E a 1.ª edição se esgotou. A procura pela obra era inútil, pois não se conseguia a achar em nenhuma livraria e quem a tinha não a cedia, porque sabia de seu valor. Começou-se a aventar a possibilidade de uma nova edição, revigorada pela experiência e acrescida de valorosas contribuições, que só o tempo pode trazer.

Prova de que se não trata de algo comercial, mas, sim, pensado e refletido, é o tempo que trás: foram-se 7 (sete!) anos desde a primeira edição. O que eram dois volumes, tornaram-se cinco, densamente compilados e organizados pelos mesmos reitores de antes, agora regendo uma renovada orquestra: Carlos Vico Mañas, Dyrceu Aguiar Dias Cintra Júnior, Jefferson Ninno, José Silva Júnior, Luiz Carlos Betanho, Maria Fernanda Podval, Maria Theresa Rocha de Assis Moura, Maurício Zanoide de Moraes, Roberto Podval, Sebastião Oscar Feltrin, Sérgio Mazina Martins e Tatiana Viggiani Bicudo.
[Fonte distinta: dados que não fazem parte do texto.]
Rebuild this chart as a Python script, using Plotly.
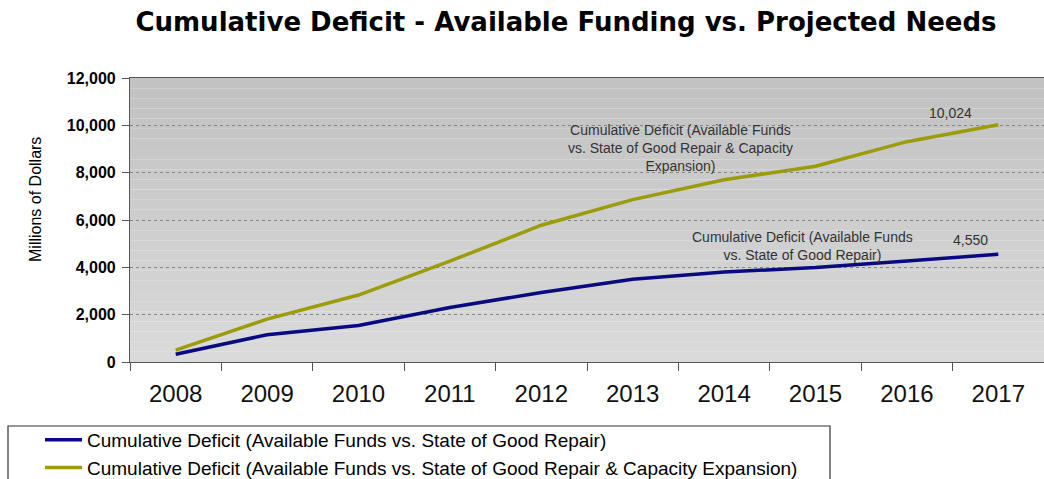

A orquestra, por sinal, vem acompanhada de um CD-ROM, pelo qual se pode navegar e encontrar facilmente o assunto desejado, com as análises preliminares doutrinárias e, em seguida, as decisões dos tribunais sobre o tema.

Até que enfim, presenteou-se (e o presente não é de grego!) o público brasileiro com algo de qualidade, digno de registro nas páginas históricas do processo penal nacional.

Jacinto Nelson de Miranda Coutinho é advogado, professor de Direito Processual Penal na Faculdade de Direito da UFPR, doutor (Università Degli Studi di Roma La Sapienza), chefe do Departamento de Direito Penal e Processual Penal da Faculdade de Direito da UFPR, representante da área de Direito junto à Capes.

Edward Rocha de Carvalho é advogado, professor de Direito Penal na Faculdade de Direito da UFPR, mestrando (UFPR), membro da AIDP – Associação Internacional de Direito Penal.